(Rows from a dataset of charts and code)
------------------------------

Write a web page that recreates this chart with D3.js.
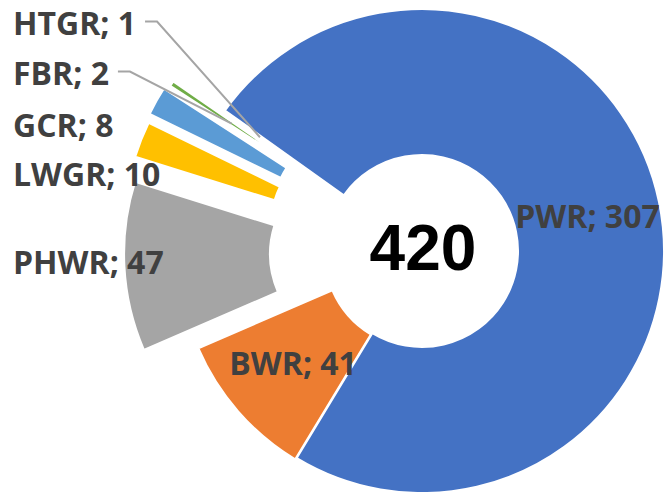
<!DOCTYPE html>
<html>
<head>
<meta charset="utf-8">
<script src="https://cdn.jsdelivr.net/npm/d3@7"></script>
<style>
  html, body { margin: 0; padding: 0; background: #ffffff; }
  svg { display: block; }
</style>
</head>
<body>
<svg id="chart" width="667" height="492"></svg>
<script>
// Reactor types and unit counts
const categories = ["PWR", "BWR", "PHWR", "LWGR", "GCR", "FBR", "HTGR"];
const reactorCounts = [307, 41, 47, 10, 8, 2, 1];
const totalLabel = "420";

// Styling per slice
const sliceColors = ["#4472C4", "#ED7D31", "#A5A5A5", "#FFC000", "#5B9BD5", "#70AD47", "#264478"];
const sliceExplode = [0, 2, 56, 60, 63, 60, 29];
const sliceStroke = [2, 2, 2, 2, 2, 4, 4];

// Label placement: "inside" labels sit on the slice centroid,
// "left" labels sit in a column at the left edge.
const labelMode = ["inside", "inside", "left", "left", "left", "left", "left"];
const leftColumnBaselines = { LWGR: 186, GCR: 137, FBR: 85, HTGR: 35 };
const leaderLabels = ["FBR", "HTGR"];

const W = 667, H = 492;
const cx = 422, cy = 251;
const outerR = 242, innerR = 96;
const startAngle = -54.5 * Math.PI / 180;
const labelFont = "'Open Sans', 'DejaVu Sans', sans-serif";
const labelSize = 32;
const capHalf = labelSize * 0.714 / 2;

const svg = d3.select("#chart");
const data = categories.map((c, i) => ({ category: c, value: reactorCounts[i], idx: i }));

const pie = d3.pie()
  .value(d => d.value)
  .sort(null)
  .startAngle(startAngle)
  .endAngle(startAngle + 2 * Math.PI);

const arcs = pie(data);
const arc = d3.arc().innerRadius(innerR).outerRadius(outerR);

function offsetOf(a) {
  const mid = (a.startAngle + a.endAngle) / 2;
  const d = sliceExplode[a.data.idx];
  return [d * Math.sin(mid), -d * Math.cos(mid)];
}

const g = svg.append("g").attr("transform", `translate(${cx},${cy})`);

// Slices (drawn from last to first so the large slice sits on top)
g.selectAll("path.slice")
  .data(arcs.slice().reverse())
  .join("path")
  .attr("class", "slice")
  .attr("d", arc)
  .attr("transform", a => { const o = offsetOf(a); return `translate(${o[0]},${o[1]})`; })
  .attr("fill", a => sliceColors[a.data.idx])
  .attr("stroke", "#ffffff")
  .attr("stroke-width", a => sliceStroke[a.data.idx])
  .attr("stroke-linejoin", "miter");

// Leader lines go under the labels
const leaderG = svg.append("g");
const labelG = svg.append("g");

arcs.forEach(a => {
  const name = a.data.category;
  const text = `${name}; ${a.data.value}`;
  const o = offsetOf(a);
  const c = arc.centroid(a);
  const px = cx + c[0] + o[0];
  const py = cy + c[1] + o[1];
  const mode = labelMode[a.data.idx];

  let t;
  if (mode === "inside") {
    t = labelG.append("text")
      .attr("x", px)
      .attr("y", py + capHalf)
      .attr("text-anchor", "middle");
  } else {
    const baseline = leftColumnBaselines[name] !== undefined ? leftColumnBaselines[name] : py + capHalf;
    t = labelG.append("text")
      .attr("x", 13)
      .attr("y", baseline)
      .attr("text-anchor", "start");
  }
  t.text(text)
    .attr("font-family", labelFont)
    .attr("font-weight", 700)
    .attr("font-size", labelSize)
    .attr("fill", "#404040");

  if (leaderLabels.includes(name)) {
    const len = t.node().getComputedTextLength();
    const x0 = 13 + len + 9;
    const y0 = +t.attr("y") - capHalf - 2;
    leaderG.append("polyline")
      .attr("points", [[x0, y0], [x0 + 12, y0], [px, py]].map(p => p.join(",")).join(" "))
      .attr("fill", "none")
      .attr("stroke", "#A5A5A5")
      .attr("stroke-width", 2);
  }
});

// Total in the hole
svg.append("text")
  .attr("x", cx + 1)
  .attr("y", 270)
  .attr("text-anchor", "middle")
  .attr("font-family", "'Liberation Sans', Arial, sans-serif")
  .attr("font-weight", 700)
  .attr("font-size", 64)
  .attr("fill", "#000000")
  .text(totalLabel);
</script>
</body>
</html>
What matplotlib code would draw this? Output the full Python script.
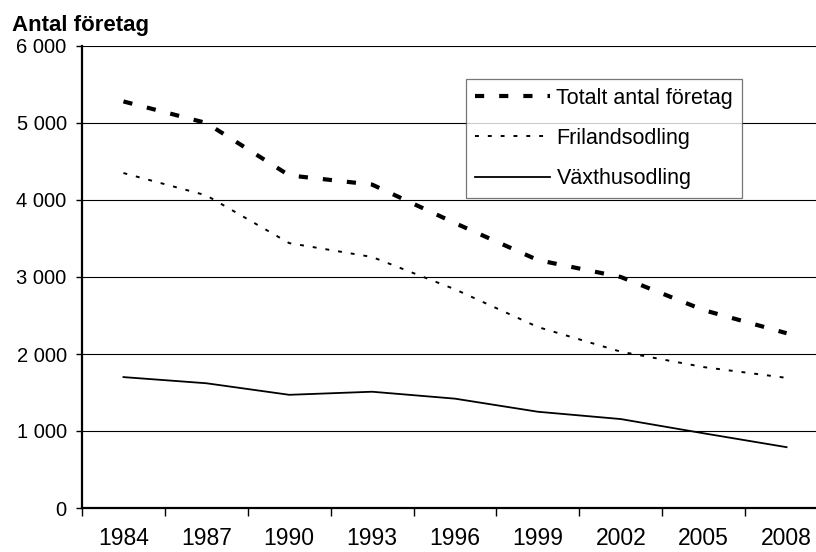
import numpy as np
import matplotlib
matplotlib.use("Agg")
import matplotlib.pyplot as plt
from matplotlib.ticker import FuncFormatter

plt.rcParams['font.family'] = ['Liberation Sans', 'DejaVu Sans']

years = ['1984', '1987', '1990', '1993', '1996', '1999', '2002', '2005', '2008']
totalt = [5280, 5000, 4320, 4200, 3700, 3220, 3000, 2570, 2270]
friland = [4350, 4060, 3440, 3260, 2840, 2350, 2030, 1830, 1690]
vaxthus = [1700, 1620, 1470, 1510, 1420, 1250, 1155, 970, 790]

fig = plt.figure(figsize=(8.16, 5.52), dpi=100)
ax = fig.add_axes([82/816, 44/552, 746/816, 462/552])

x = np.arange(len(years))
ax.plot(x, totalt, color='black', lw=3.0, dashes=(2.2, 3.6), label='Totalt antal företag')
ax.plot(x, friland, color='black', lw=1.4, dashes=(2.0, 4.6), label='Frilandsodling')
ax.plot(x, vaxthus, color='black', lw=1.3, label='Växthusodling')

ax.set_xlim(-0.5, len(years) - 0.5)
ax.set_ylim(0, 6000)
ax.set_yticks(range(0, 6001, 1000))
ax.yaxis.set_major_formatter(FuncFormatter(lambda v, p: f"{int(v):,}".replace(",", " ")))
ax.yaxis.grid(True, color='black', lw=0.8)
ax.set_axisbelow(True)

# ticks between categories, labels at the centres
ax.set_xticks(np.arange(-0.5, len(years), 1.0))
ax.set_xticklabels([])
ax.set_xticks(x, minor=True)
ax.set_xticklabels(years, minor=True)
ax.tick_params(axis='x', which='major', length=5.5, width=1, direction='out')
ax.tick_params(axis='x', which='minor', length=0, pad=14, labelsize=16.5)
ax.tick_params(axis='y', length=4, width=1, pad=7, labelsize=14.5)

for s in ['top', 'right']:
    ax.spines[s].set_visible(False)
ax.spines['left'].set_linewidth(1.6)
ax.spines['bottom'].set_linewidth(1.6)

fig.text(12/816, 1 - 31/552, 'Antal företag', fontsize=16, fontweight='bold')

leg = ax.legend(loc='upper left', bbox_to_anchor=(466/816, 1 - 79/552),
                bbox_transform=fig.transFigure, fontsize=15.5, frameon=True,
                fancybox=False, edgecolor='#555555', handlelength=3.5,
                handletextpad=0.3, labelspacing=0.9, borderpad=0.4,
                borderaxespad=0)
leg.get_frame().set_linewidth(0.9)

fig.savefig('out.png', dpi=100)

------------------------------

▶ **TASK OBJECTIVE**
Start at the line with "What matplotlib code", stop at the line with "fig.text(12/816, 1 - 31/552, 'Antal", both lines included, and repeat that span exactly without its pictures.

▶ **COMPLETE OUTPUT**
What matplotlib code would draw this? Output the full Python script.
import numpy as np
import matplotlib
matplotlib.use("Agg")
import matplotlib.pyplot as plt
from matplotlib.ticker import FuncFormatter

plt.rcParams['font.family'] = ['Liberation Sans', 'DejaVu Sans']

years = ['1984', '1987', '1990', '1993', '1996', '1999', '2002', '2005', '2008']
totalt = [5280, 5000, 4320, 4200, 3700, 3220, 3000, 2570, 2270]
friland = [4350, 4060, 3440, 3260, 2840, 2350, 2030, 1830, 1690]
vaxthus = [1700, 1620, 1470, 1510, 1420, 1250, 1155, 970, 790]

fig = plt.figure(figsize=(8.16, 5.52), dpi=100)
ax = fig.add_axes([82/816, 44/552, 746/816, 462/552])

x = np.arange(len(years))
ax.plot(x, totalt, color='black', lw=3.0, dashes=(2.2, 3.6), label='Totalt antal företag')
ax.plot(x, friland, color='black', lw=1.4, dashes=(2.0, 4.6), label='Frilandsodling')
ax.plot(x, vaxthus, color='black', lw=1.3, label='Växthusodling')

ax.set_xlim(-0.5, len(years) - 0.5)
ax.set_ylim(0, 6000)
ax.set_yticks(range(0, 6001, 1000))
ax.yaxis.set_major_formatter(FuncFormatter(lambda v, p: f"{int(v):,}".replace(",", " ")))
ax.yaxis.grid(True, color='black', lw=0.8)
ax.set_axisbelow(True)

# ticks between categories, labels at the centres
ax.set_xticks(np.arange(-0.5, len(years), 1.0))
ax.set_xticklabels([])
ax.set_xticks(x, minor=True)
ax.set_xticklabels(years, minor=True)
ax.tick_params(axis='x', which='major', length=5.5, width=1, direction='out')
ax.tick_params(axis='x', which='minor', length=0, pad=14, labelsize=16.5)
ax.tick_params(axis='y', length=4, width=1, pad=7, labelsize=14.5)

for s in ['top', 'right']:
    ax.spines[s].set_visible(False)
ax.spines['left'].set_linewidth(1.6)
ax.spines['bottom'].set_linewidth(1.6)

fig.text(12/816, 1 - 31/552, 'Antal företag', fontsize=16, fontweight='bold')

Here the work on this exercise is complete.